Electroluminescent Device
The invention relates to an electroluminescent device in particular such a device including a luminescent molecule such as a polymer.
Known electroluminescent devices comprise organic light-emitting diodes. These arrangements comprise films of molecular semiconductors or semiconducting polymers sandwiched between electrodes in solid state. The devices are discussed in, for example, J.H. Burroughs, D.D.C. Bradley, A.R. Brown, R.N. Marks, K. Mackay, R.H. Friend, P.L. Burns and A.B. Holmes, Nature (London) 347,539 (1990).
Luminescent polymers have attracted widespread scientific and commercial interest owing primarily to their potential applications in thin-film solid-state emissive devices. Films of luminescent polymers are highly promising from a commercial perspective because they may be deposited directly from solution. Additionally, as these are in solid-state, they provide intrinsic strength and rigidity thereby obviating the need for additional support structures within devices.

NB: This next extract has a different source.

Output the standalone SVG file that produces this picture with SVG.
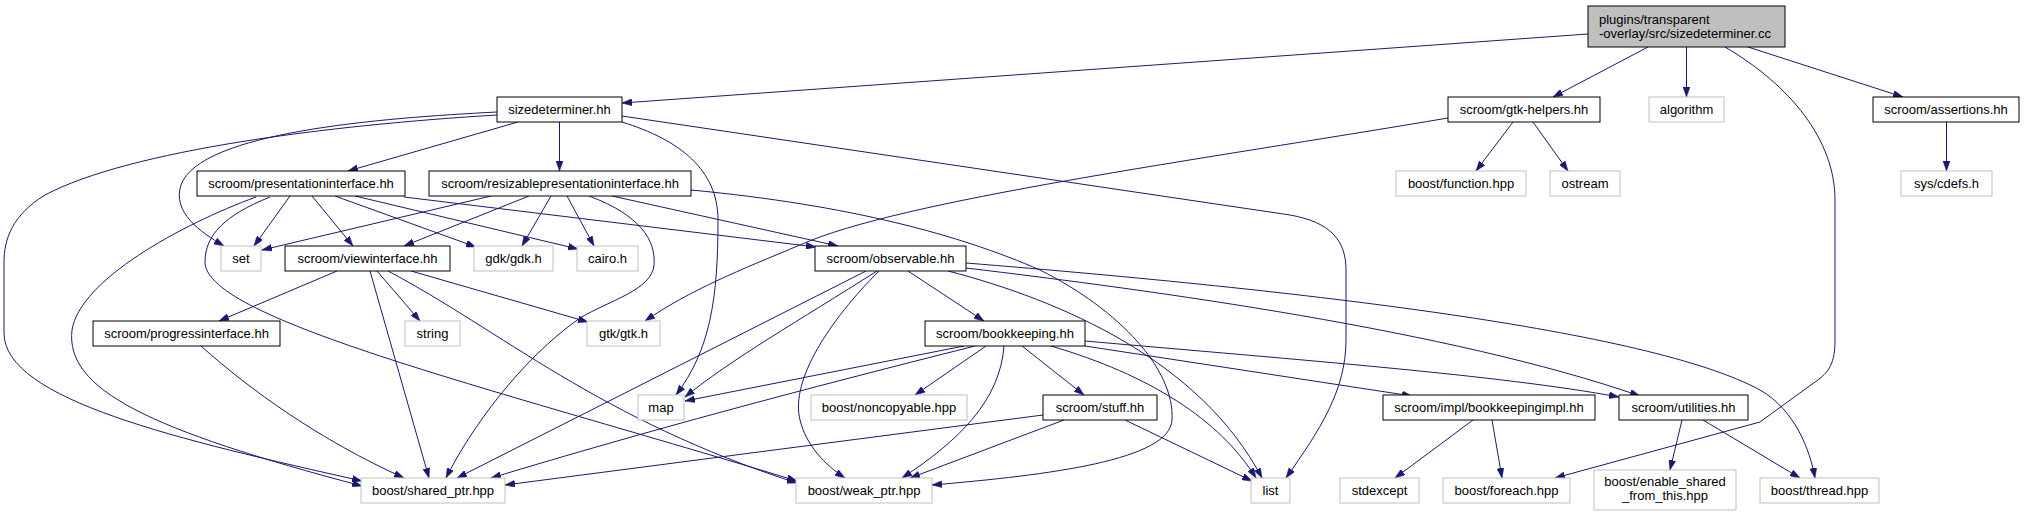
<svg xmlns="http://www.w3.org/2000/svg" width="2025" height="517" viewBox="0 0 2025 517">
<style>
  .doc rect { fill: #ffffff; stroke: #000000; stroke-width: 1; }
  .ext rect { fill: #ffffff; stroke: #bfbfbf; stroke-width: 1; }
  .main rect { fill: #bfbfbf; stroke: #000000; stroke-width: 1; }
  text { font-family: "Liberation Sans", Arial, sans-serif; font-size: 13px; fill: #000000; }
  .c { text-anchor: middle; }
  #edges path { fill: none; stroke: #191970; stroke-width: 1; marker-end: url(#arr); }
</style>
<defs>
  <marker id="arr" markerUnits="userSpaceOnUse" viewBox="0 0 10 7" markerWidth="10" markerHeight="7" refX="10" refY="3.5" orient="auto">
    <path d="M0,0 L10,3.5 L0,7 z" fill="#191970" stroke="#191970" stroke-width="0.5"/>
  </marker>
</defs>
<rect x="0" y="0" width="2025" height="517" fill="#ffffff"/>

<g id="edges">
  <path d="M1588,34 L622,103"/>
  <path d="M1648,47 L1553,97"/>
  <path d="M1686.5,47 L1686.5,97"/>
  <path d="M1725,47 C1790,85 1835,140 1835,200 L1835,340 C1835,362 1830,372 1815,382 L1760,422 L1555,478"/>
  <path d="M1748,47 L1903,97"/>
  <path d="M518,122 L348,171"/>
  <path d="M559.5,122 L559.5,171"/>
  <path d="M497,112 C380,118 200,132 181,185 C172,212 200,232 224,246"/>
  <path d="M497,115 C330,125 130,150 45,195 C12,215 4,240 4,262 L4,333 C4,400 180,440 362,481"/>
  <path d="M622,122 C680,140 718,170 718,220 C718,300 710,350 676,395"/>
  <path d="M622,116 L1290,215 C1330,222 1346,240 1346,270 L1346,340 C1346,390 1320,430 1286,478"/>
  <path d="M1448,118 C1200,160 900,200 800,245 C740,270 690,290 645,321"/>
  <path d="M1513,122 L1476,171"/>
  <path d="M1533,122 L1568,171"/>
  <path d="M1946.5,122 L1946.5,171"/>
  <path d="M290,196 L254,246"/>
  <path d="M312,196 L353,246"/>
  <path d="M335,196 L476,247"/>
  <path d="M355,196 L578,249"/>
  <path d="M404,197 L816,247"/>
  <path d="M256,197 C180,225 80,280 72,330 C65,390 150,430 362,486"/>
  <path d="M270,197 C225,215 205,235 205,262 C205,320 500,390 797,481"/>
  <path d="M491,196 L262,250"/>
  <path d="M529,196 L404,246"/>
  <path d="M551,196 L522,246"/>
  <path d="M567,196 L594,246"/>
  <path d="M612,196 L838,246"/>
  <path d="M589,196 C640,215 656,240 654,265 C652,290 610,300 580,318 C520,360 470,430 446,478"/>
  <path d="M691,190 C850,205 960,235 1040,270 C1120,310 1175,370 1172,420 C1170,460 1050,475 932,485"/>
  <path d="M337,271 L219,321"/>
  <path d="M370,271 L429,478"/>
  <path d="M377,271 L420,321"/>
  <path d="M411,271 L588,322"/>
  <path d="M201,346 C250,390 320,440 404,478"/>
  <path d="M388,271 C500,330 600,420 797,483"/>
  <path d="M866,271 L457,478"/>
  <path d="M877,271 C800,320 730,360 685,397"/>
  <path d="M879,271 C830,320 790,380 800,420 C806,445 825,465 845,478"/>
  <path d="M908,271 L984,321"/>
  <path d="M948,271 C1060,300 1200,360 1262,478"/>
  <path d="M966,268 C1150,290 1450,330 1640,396"/>
  <path d="M966,263 C1300,290 1650,330 1760,390 C1795,410 1810,450 1815,478"/>
  <path d="M964,346 L685,401"/>
  <path d="M975,346 C800,390 650,430 491,478"/>
  <path d="M986,346 L915,395"/>
  <path d="M1004,346 C1000,400 960,440 902,478"/>
  <path d="M1022,346 L1084,395"/>
  <path d="M1051,346 C1150,375 1220,420 1256,478"/>
  <path d="M1085,341 C1300,360 1500,375 1619,397"/>
  <path d="M1085,346 L1412,396"/>
  <path d="M1043,415 L505,485"/>
  <path d="M1064,420 L910,478"/>
  <path d="M1125,420 L1252,481"/>
  <path d="M1473,420 L1395,478"/>
  <path d="M1492,420 L1502,478"/>
  <path d="M1682,420 L1670,470"/>
  <path d="M1703,420 L1800,478"/>
</g>

<g id="node-main" class="main"><rect x="1588" y="6" width="197" height="41"/><text x="1599" y="23.5">plugins/transparent</text><text x="1599" y="37.5">-overlay/src/sizedeterminer.cc</text></g>
<g id="node-sizedeterminer" class="doc"><rect x="497" y="97" width="125" height="25"/><text class="c" x="559.5" y="114">sizedeterminer.hh</text></g>
<g id="node-gtk-helpers" class="doc"><rect x="1448" y="97" width="152" height="25"/><text class="c" x="1524" y="114">scroom/gtk-helpers.hh</text></g>
<g id="node-algorithm" class="ext"><rect x="1649" y="97" width="75" height="25"/><text class="c" x="1686.5" y="114">algorithm</text></g>
<g id="node-assertions" class="doc"><rect x="1873" y="97" width="146" height="25"/><text class="c" x="1946" y="114">scroom/assertions.hh</text></g>
<g id="node-presentationinterface" class="doc"><rect x="197" y="171" width="208" height="25"/><text class="c" x="301" y="188">scroom/presentationinterface.hh</text></g>
<g id="node-resizable" class="doc"><rect x="429" y="171" width="262" height="25"/><text class="c" x="560" y="188">scroom/resizablepresentationinterface.hh</text></g>
<g id="node-function" class="ext"><rect x="1396" y="171" width="130" height="25"/><text class="c" x="1461" y="188">boost/function.hpp</text></g>
<g id="node-ostream" class="ext"><rect x="1550" y="171" width="70" height="25"/><text class="c" x="1585" y="188">ostream</text></g>
<g id="node-cdefs" class="ext"><rect x="1901" y="171" width="91" height="25"/><text class="c" x="1946.5" y="188">sys/cdefs.h</text></g>
<g id="node-set" class="ext"><rect x="221" y="246" width="40" height="25"/><text class="c" x="241" y="263">set</text></g>
<g id="node-viewinterface" class="doc"><rect x="285" y="246" width="165" height="25"/><text class="c" x="367.5" y="263">scroom/viewinterface.hh</text></g>
<g id="node-gdk" class="ext"><rect x="474" y="246" width="79" height="25"/><text class="c" x="513.5" y="263">gdk/gdk.h</text></g>
<g id="node-cairo" class="ext"><rect x="577" y="246" width="61" height="25"/><text class="c" x="607.5" y="263">cairo.h</text></g>
<g id="node-observable" class="doc"><rect x="815" y="246" width="151" height="25"/><text class="c" x="890.5" y="263">scroom/observable.hh</text></g>
<g id="node-progressinterface" class="doc"><rect x="93" y="321" width="187" height="25"/><text class="c" x="186.5" y="338">scroom/progressinterface.hh</text></g>
<g id="node-string" class="ext"><rect x="405" y="321" width="55" height="25"/><text class="c" x="432.5" y="338">string</text></g>
<g id="node-gtk" class="ext"><rect x="587" y="321" width="73" height="25"/><text class="c" x="623.5" y="338">gtk/gtk.h</text></g>
<g id="node-bookkeeping" class="doc"><rect x="925" y="321" width="160" height="25"/><text class="c" x="1005" y="338">scroom/bookkeeping.hh</text></g>
<g id="node-map" class="ext"><rect x="638" y="395" width="46" height="25"/><text class="c" x="661" y="412">map</text></g>
<g id="node-noncopyable" class="ext"><rect x="811" y="395" width="156" height="25"/><text class="c" x="889" y="412">boost/noncopyable.hpp</text></g>
<g id="node-stuff" class="doc"><rect x="1043" y="395" width="114" height="25"/><text class="c" x="1100" y="412">scroom/stuff.hh</text></g>
<g id="node-bookkeepingimpl" class="doc"><rect x="1383" y="395" width="212" height="25"/><text class="c" x="1489" y="412">scroom/impl/bookkeepingimpl.hh</text></g>
<g id="node-utilities" class="doc"><rect x="1619" y="395" width="129" height="25"/><text class="c" x="1683.5" y="412">scroom/utilities.hh</text></g>
<g id="node-shared_ptr" class="ext"><rect x="361" y="478" width="144" height="25"/><text class="c" x="433" y="495">boost/shared_ptr.hpp</text></g>
<g id="node-weak_ptr" class="ext"><rect x="796" y="478" width="136" height="25"/><text class="c" x="864" y="495">boost/weak_ptr.hpp</text></g>
<g id="node-list" class="ext"><rect x="1251" y="478" width="39" height="25"/><text class="c" x="1270.5" y="495">list</text></g>
<g id="node-stdexcept" class="ext"><rect x="1340" y="478" width="79" height="25"/><text class="c" x="1379.5" y="495">stdexcept</text></g>
<g id="node-foreach" class="ext"><rect x="1443" y="478" width="127" height="25"/><text class="c" x="1506.5" y="495">boost/foreach.hpp</text></g>
<g id="node-enable_shared" class="ext"><rect x="1594" y="470" width="142" height="40"/><text class="c" x="1665" y="486">boost/enable_shared</text><text class="c" x="1665" y="500">_from_this.hpp</text></g>
<g id="node-thread" class="ext"><rect x="1760" y="478" width="119" height="25"/><text class="c" x="1819.5" y="495">boost/thread.hpp</text></g>
</svg>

There are various problems known with the existing devices, however. The closed structures of the known solid state devices trap significant amounts of heat. Localised heating has a detrimental effect on device stability as a result of thermal cycling effects and accelerated chemical degradation. Furthermore when the active layer in a solid state device degrades for whatever reason, or otherwise requires replacement, the device as a whole has to be removed and
replaced which is costly, wasteful, and gives rise to an unnecessarily long down time.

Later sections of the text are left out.